A review by missbookiverse
All the Rage by Courtney Summers

4.0

Der Einstieg in das Buch ist ein wenig verwirrend. Viele Erinnerungsfetzen, ein Zeitsprung und dann geht es los, ohne dass man genau weiß, was wann mit wem passiert ist. Allerdings puzzelt man sich die Ereignisse schnell zusammen und schon ist man drin, in Courtney Summers mitreißendem Lesesturzbach.
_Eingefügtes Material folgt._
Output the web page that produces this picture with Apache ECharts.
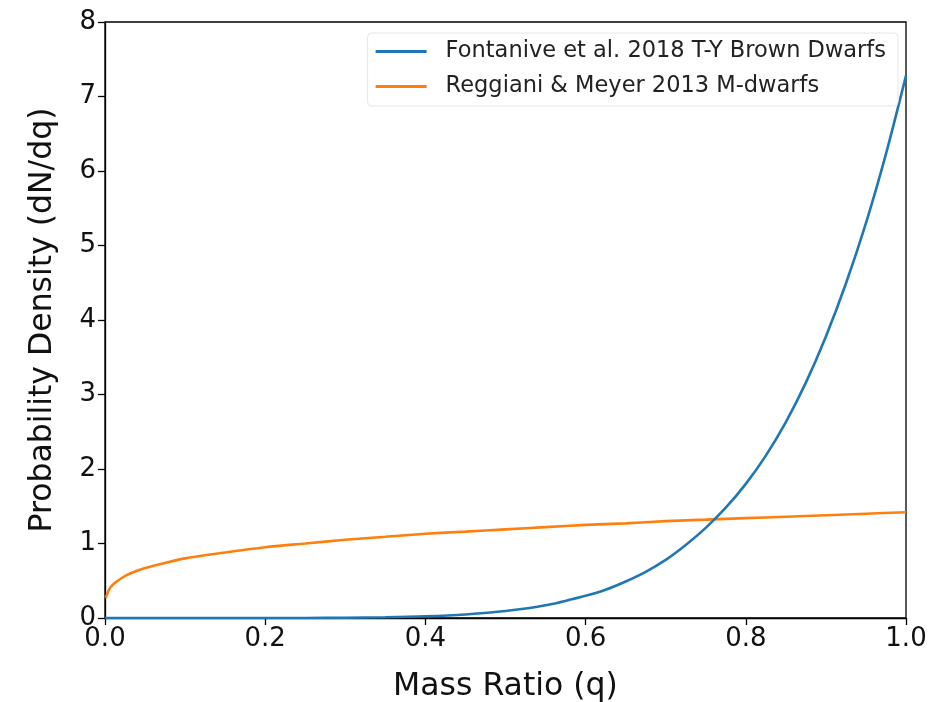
<!DOCTYPE html>
<html>
<head>
<meta charset="utf-8">
<script src="https://cdn.jsdelivr.net/npm/echarts@6/dist/echarts.min.js"></script>
<style>html,body{margin:0;padding:0;background:#fff}#c{width:946px;height:702px}</style>
</head>
<body>
<div id="c"></div>
<script>
const seriesNames = ["Fontanive et al. 2018 T-Y Brown Dwarfs", "Reggiani & Meyer 2013 M-dwarfs"];
const xTicks = [0.0, 0.2, 0.4, 0.6, 0.8, 1.0];
const yTicks = [0, 1, 2, 3, 4, 5, 6, 7, 8];

const qBD = [0, 0.1, 0.2, 0.25, 0.3, 0.35, 0.4, 0.45, 0.5, 0.55, 0.6, 0.625, 0.65, 0.675, 0.7, 0.725, 0.75, 0.775, 0.8, 0.825, 0.85, 0.875, 0.9, 0.925, 0.95, 0.975, 1.0];
const densBD = [0, 0, 0.0003, 0.001, 0.004, 0.01, 0.023, 0.048, 0.093, 0.17, 0.3, 0.38, 0.49, 0.62, 0.78, 0.98, 1.21, 1.48, 1.8, 2.18, 2.63, 3.16, 3.78, 4.49, 5.3, 6.23, 7.28];

const qMD = [0.001, 0.005, 0.01, 0.02, 0.03, 0.05, 0.075, 0.1, 0.15, 0.2, 0.25, 0.3, 0.35, 0.4, 0.45, 0.5, 0.55, 0.6, 0.65, 0.7, 0.75, 0.8, 0.85, 0.9, 0.95, 1.0];
const densMD = [0.27, 0.38, 0.45, 0.53, 0.59, 0.67, 0.74, 0.8, 0.88, 0.95, 1.0, 1.05, 1.09, 1.13, 1.16, 1.19, 1.22, 1.25, 1.27, 1.3, 1.32, 1.34, 1.36, 1.38, 1.4, 1.42];

const pairs = (xs, ys) => xs.map((x, i) => [x, ys[i]]);
const font = 'DejaVu Sans';

const chart = echarts.init(document.getElementById('c'), null, {renderer: 'canvas'});
chart.setOption({
  animation: false,
  backgroundColor: '#fff',
  textStyle: {fontFamily: font},
  grid: {left: 105, right: 40, top: 22, bottom: 84, outerBoundsMode: 'none', containLabel: false,
         show: true, borderColor: '#000', borderWidth: 1.3, backgroundColor: 'transparent'},
  legend: {
    orient: 'vertical',
    right: 48, top: 33,
    icon: 'rect',
    itemWidth: 51, itemHeight: 3,
    itemGap: 12,
    backgroundColor: 'rgba(255,255,255,0.8)',
    borderColor: '#e6e6e6', borderWidth: 1, borderRadius: 4,
    padding: [7, 12, 8, 8],
    textStyle: {fontFamily: font, fontSize: 22.5, lineHeight: 22, color: '#222', padding: [0, 0, 0, 14]},
    data: seriesNames
  },
  xAxis: {
    type: 'value', min: xTicks[0], max: xTicks[xTicks.length - 1], interval: 0.2,
    name: 'Mass Ratio (q)', nameLocation: 'middle', nameGap: 53,
    nameTextStyle: {fontFamily: font, fontSize: 31.5, color: '#111'},
    axisLine: {show: true, onZero: false, lineStyle: {color: '#000', width: 1.3}},
    axisTick: {show: true, inside: false, length: 7, lineStyle: {color: '#000', width: 1.3}},
    axisLabel: {fontFamily: font, fontSize: 26, color: '#111', margin: 8, formatter: v => v.toFixed(1)},
    splitLine: {show: false}
  },
  yAxis: {
    type: 'value', min: yTicks[0], max: yTicks[yTicks.length - 1], interval: 1,
    name: 'Probability Density (dN/dq)', nameLocation: 'middle', nameGap: 46,
    nameTextStyle: {fontFamily: font, fontSize: 31.5, color: '#111'},
    axisLine: {show: true, lineStyle: {color: '#000', width: 1.3}},
    axisTick: {show: true, inside: false, length: 7, lineStyle: {color: '#000', width: 1.3}},
    axisLabel: {fontFamily: font, fontSize: 26, color: '#111', margin: 9},
    splitLine: {show: false}
  },
  series: [
    {name: seriesNames[0], type: 'line', data: pairs(qBD, densBD), smooth: 0.3, showSymbol: false, symbol: 'none',
     lineStyle: {color: '#1f77b4', width: 2.6}, itemStyle: {color: '#1f77b4'}, z: 3},
    {name: seriesNames[1], type: 'line', data: pairs(qMD, densMD), smooth: 0.3, showSymbol: false, symbol: 'none',
     lineStyle: {color: '#ff7f0e', width: 2.6}, itemStyle: {color: '#ff7f0e'}, z: 2}
  ]
});
</script>
</body>
</html>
Ich will kein Geheimnis darum machen, dass es in dem Buch um mindestens eine Vergewaltigung geht. Romy spielt dabei nicht die typische Opferrolle. Sie ist zwar in sich gekehrt, reagiert aber auf sämtliche Anfeindungen mit bissiger Schlagfertigkeit und eisiger Kühle. Das fand ich kraftvoll und ermutigend zu lesen. Natürlich belastet sie das Verbrechen emotional, aber sie gibt der Welt nicht komplett klein bei (wobei ich diese Reaktion genauso nachvollziehbar fände). Stattdessen achtet sie auf ihre perfekt lackierten Fingernägel und rot geschminkten Lippen. Diese Macke zieht sich als Stilmittel durchs komplette Buch. Rot wie die Sünde und Verführung, aber auch Rot wie die Wut.
Wut hat sich schon nach wenigen Kapiteln bei mir ausgebreitet. Der Titel ist Programm. Diese Kleinstadtidioten treiben mich an den Rande des Wahnsinns mit ihrer Engstirnigkeit und ihren Vorurteilen. Was da manche vom Stapel lassen oder sich herausnehmen über andere zur urteilen. ARRRGH! Geht verrotten in einer Welt ohne Schokolade und Bücher! Leider ist die Darstellung so einer Gemeinde wohl ziemlich realistisch. Ich kann mir vorstellen, dass heutzutage noch vielerorts so mit einer Vergewaltigungsbeschuldigung umgegangen wird.

Zum Glück hat Romy eine liebevolle Mutter und den tollsten Stiefvater der Welt in ihrem Zuhause. Sie lässt die beiden zwar wenig an sich ran, aber jede kleine Geste der beiden hat mein Herz zu Karamellsoße geschmolzen. Und einen besonderen Jungen gibt’s übrigens auch noch, und zwar, Achtung Diversity, mit schwarzer Hautfarbe. Den einzigen Minuspunkt gibt es für den wahllosen Truckertypen. Der wirkte mir wie nachträglich in die Geschichte geworfen, um ein bisschen Verwirrung zu stiften.

Was das Thema Rape Culture angeht, hat das Buch alles richtig gemacht, denn es kommt nie belehrend daher. Es werden viele kleine Diskussionen rund um das Thema angestoßen, aber Romy geht nie aktiv darauf ein und tritt so nie als Moralapostel auf. Man muss definitiv selbst mitdenken und die subtilen Feinheiten rausfiltern und in Frage stellen. Ich mag das. Soweit können wir inzwischen nämlich hoffentlich alle selbst denken.